What's the difference between a dry mouth vs not a dry mouth mastiff? Is it the shape of the muzzle or jowls?


----------



## BigLittle (May 28, 2014)

jade5280 said:


> What's the difference between a dry mouth vs not a dry mouth mastiff? Is it the shape of the muzzle or jowls?


It's the shape of the jowls. When a drooly dog pants, there is a little pocket formed by the lower lip where saliva tends to collect. In a drymouth, it is smaller than normal. You can have a dog that is not very droopy and yet it drools more than a looser-lipped dog because the pockets are bigger.


----------



## RiRo (Jun 23, 2015)

Oh goodness. So glad to know this is normal. Our boy drools all over the place, in fact I just wiped off a string that he slung over the top of his nose. And I was worried there might be something wrong with him because he foams at the mouth when he's been outside or gets a treat so it's good to know that's part of the drooling.
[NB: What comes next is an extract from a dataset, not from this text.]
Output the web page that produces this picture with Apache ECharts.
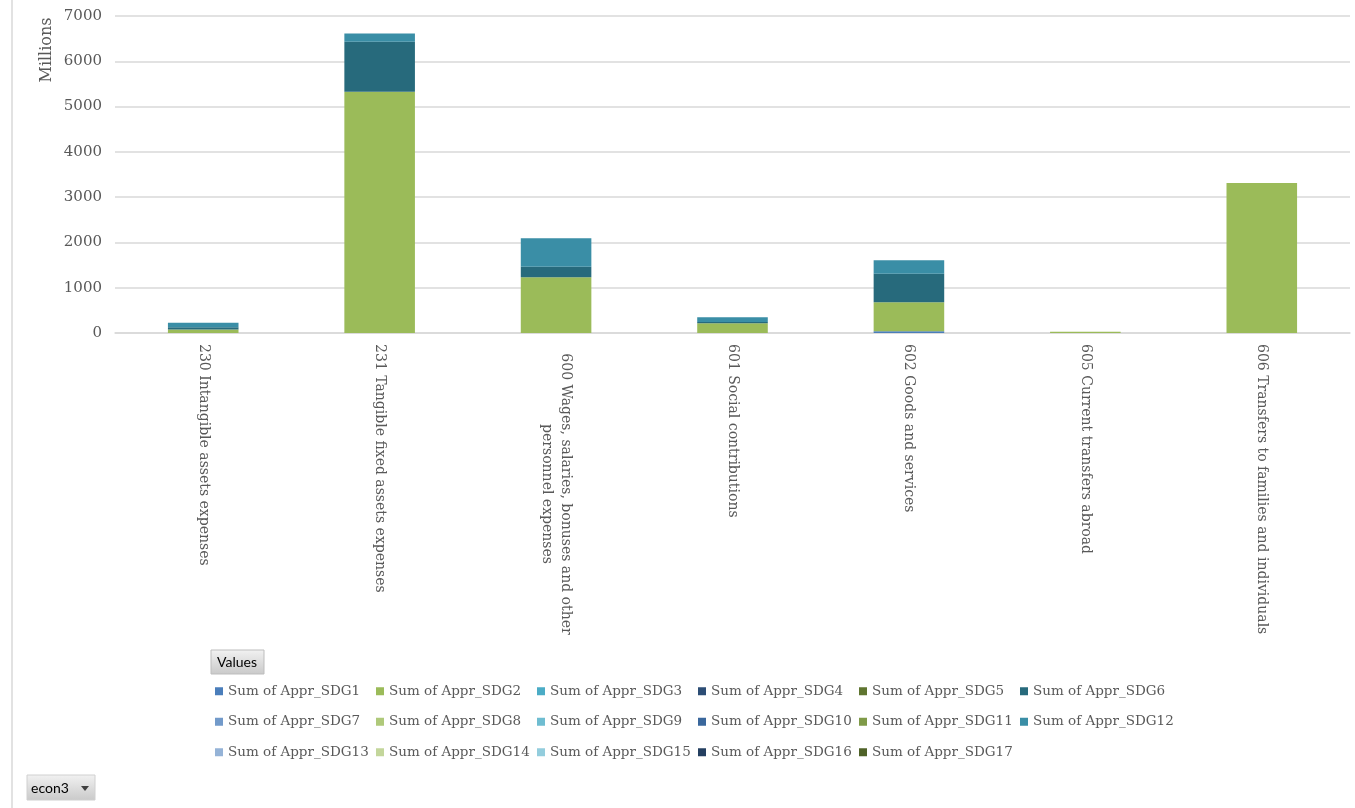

Now, if only I could get him to stop walking up to the couch to wipe his jowls. : /


----------



## Flaming (Feb 2, 2013)

Cold be worse, Manna and Vitae like to wipe off on random people's pant legs


----------



## LuvMyAngels (May 24, 2009)

Flaming said:


> Cold be worse, Manna and Vitae like to wipe off on random people's pant legs


Buster, too! And he doesnt limit himself to the outside....


----------



## RiRo (Jun 23, 2015)

Oh goodness! Lol. It's in the 90s here so I've been wearing shorts and my husband makes sure they're in their kennels when coming from and going to work since we still haven't learned not to jump. Wouldn't put it past him to wipe them on pants since he's already a leaner.


----------